■ **Data section**
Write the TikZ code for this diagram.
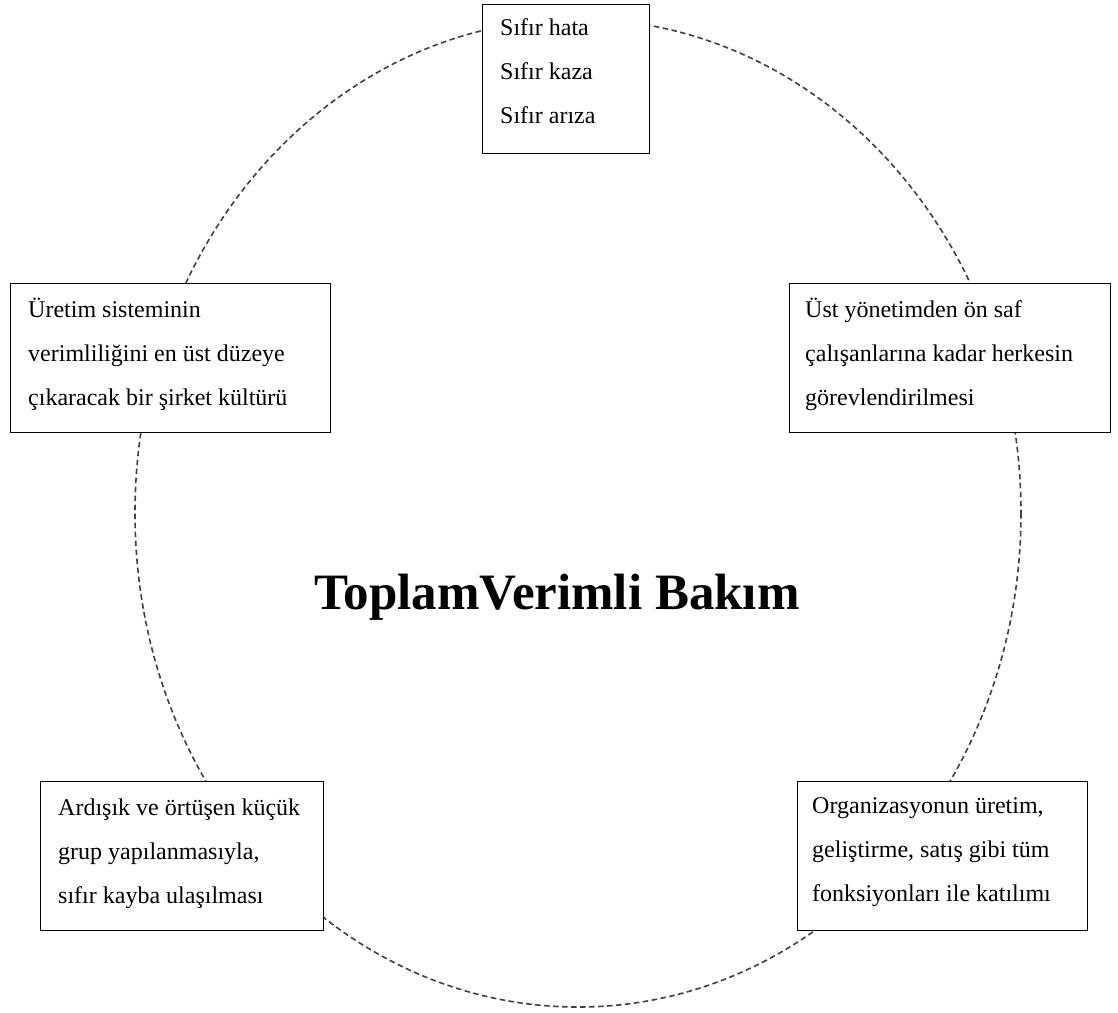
\documentclass[tikz,border=0pt]{standalone}
\usepackage{fontspec}
\setmainfont{Liberation Serif}
\usepackage{tikz}
\usetikzlibrary{calc}

\tikzset{
  box/.style={draw=black, fill=white, line width=1.4pt, anchor=north west, inner sep=0pt},
  boxtext/.style={anchor=north west, inner sep=0pt, align=left, font=\fontsize{24}{44}\selectfont},
  ring/.style={draw=black!75, line width=1.6pt, dash pattern=on 5.5pt off 3.5pt},
}

\begin{document}
\begin{tikzpicture}[x=1pt, y=-1pt]
  \useasboundingbox (0,0) rectangle (1118,1012);
  % dashed ring behind the boxes
  \draw[ring] (578,513) ellipse [x radius=443, y radius=494];

  % boxes
  \node[box, minimum width=167pt, minimum height=149pt] (zero) at (482,4) {};
  \node[box, minimum width=320pt, minimum height=149pt] (culture) at (10,283) {};
  \node[box, minimum width=321pt, minimum height=149pt] (staff) at (789,283) {};
  \node[box, minimum width=283pt, minimum height=149pt] (groups) at (40,781) {};
  \node[box, minimum width=290pt, minimum height=149pt] (functions) at (797,781) {};

  % texts
  \node[boxtext] (zeroText) at ($(zero.north west)+(18,0)$)
    {\strut Sıfır hata\\\strut Sıfır kaza\\\strut Sıfır arıza};
  \node[boxtext] (cultureText) at ($(culture.north west)+(18,3)$)
    {\strut Üretim sisteminin\\\strut verimliliğini en üst düzeye\\\strut çıkaracak bir şirket kültürü};
  \node[boxtext] (staffText) at ($(staff.north west)+(16,3)$)
    {\strut Üst yönetimden ön saf\\\strut çalışanlarına kadar herkesin\\\strut görevlendirilmesi};
  \node[boxtext] (groupsText) at ($(groups.north west)+(18,3)$)
    {\strut Ardışık ve örtüşen küçük\\\strut grup yapılanmasıyla,\\\strut sıfır kayba ulaşılması};
  \node[boxtext] (functionsText) at ($(functions.north west)+(15,1)$)
    {\strut Organizasyonun üretim,\\\strut geliştirme, satış gibi tüm\\\strut fonksiyonları ile katılımı};

  % title
  \node[anchor=base, inner sep=0pt, font=\fontsize{51}{60}\selectfont\bfseries] (title) at (557,609)
    {ToplamVerimli Bakım};
\end{tikzpicture}
\end{document}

■ **Direction**
Reproduce the data word for word, excluding its pictures.

■ **Finished exercise**
Write the TikZ code for this diagram.
\documentclass[tikz,border=0pt]{standalone}
\usepackage{fontspec}
\setmainfont{Liberation Serif}
\usepackage{tikz}
\usetikzlibrary{calc}

\tikzset{
  box/.style={draw=black, fill=white, line width=1.4pt, anchor=north west, inner sep=0pt},
  boxtext/.style={anchor=north west, inner sep=0pt, align=left, font=\fontsize{24}{44}\selectfont},
  ring/.style={draw=black!75, line width=1.6pt, dash pattern=on 5.5pt off 3.5pt},
}

\begin{document}
\begin{tikzpicture}[x=1pt, y=-1pt]
  \useasboundingbox (0,0) rectangle (1118,1012);
  % dashed ring behind the boxes
  \draw[ring] (578,513) ellipse [x radius=443, y radius=494];

  % boxes
  \node[box, minimum width=167pt, minimum height=149pt] (zero) at (482,4) {};
  \node[box, minimum width=320pt, minimum height=149pt] (culture) at (10,283) {};
  \node[box, minimum width=321pt, minimum height=149pt] (staff) at (789,283) {};
  \node[box, minimum width=283pt, minimum height=149pt] (groups) at (40,781) {};
  \node[box, minimum width=290pt, minimum height=149pt] (functions) at (797,781) {};

  % texts
  \node[boxtext] (zeroText) at ($(zero.north west)+(18,0)$)
    {\strut Sıfır hata\\\strut Sıfır kaza\\\strut Sıfır arıza};
  \node[boxtext] (cultureText) at ($(culture.north west)+(18,3)$)
    {\strut Üretim sisteminin\\\strut verimliliğini en üst düzeye\\\strut çıkaracak bir şirket kültürü};
  \node[boxtext] (staffText) at ($(staff.north west)+(16,3)$)
    {\strut Üst yönetimden ön saf\\\strut çalışanlarına kadar herkesin\\\strut görevlendirilmesi};
  \node[boxtext] (groupsText) at ($(groups.north west)+(18,3)$)
    {\strut Ardışık ve örtüşen küçük\\\strut grup yapılanmasıyla,\\\strut sıfır kayba ulaşılması};
  \node[boxtext] (functionsText) at ($(functions.north west)+(15,1)$)
    {\strut Organizasyonun üretim,\\\strut geliştirme, satış gibi tüm\\\strut fonksiyonları ile katılımı};

  % title
  \node[anchor=base, inner sep=0pt, font=\fontsize{51}{60}\selectfont\bfseries] (title) at (557,609)
    {ToplamVerimli Bakım};
\end{tikzpicture}
\end{document}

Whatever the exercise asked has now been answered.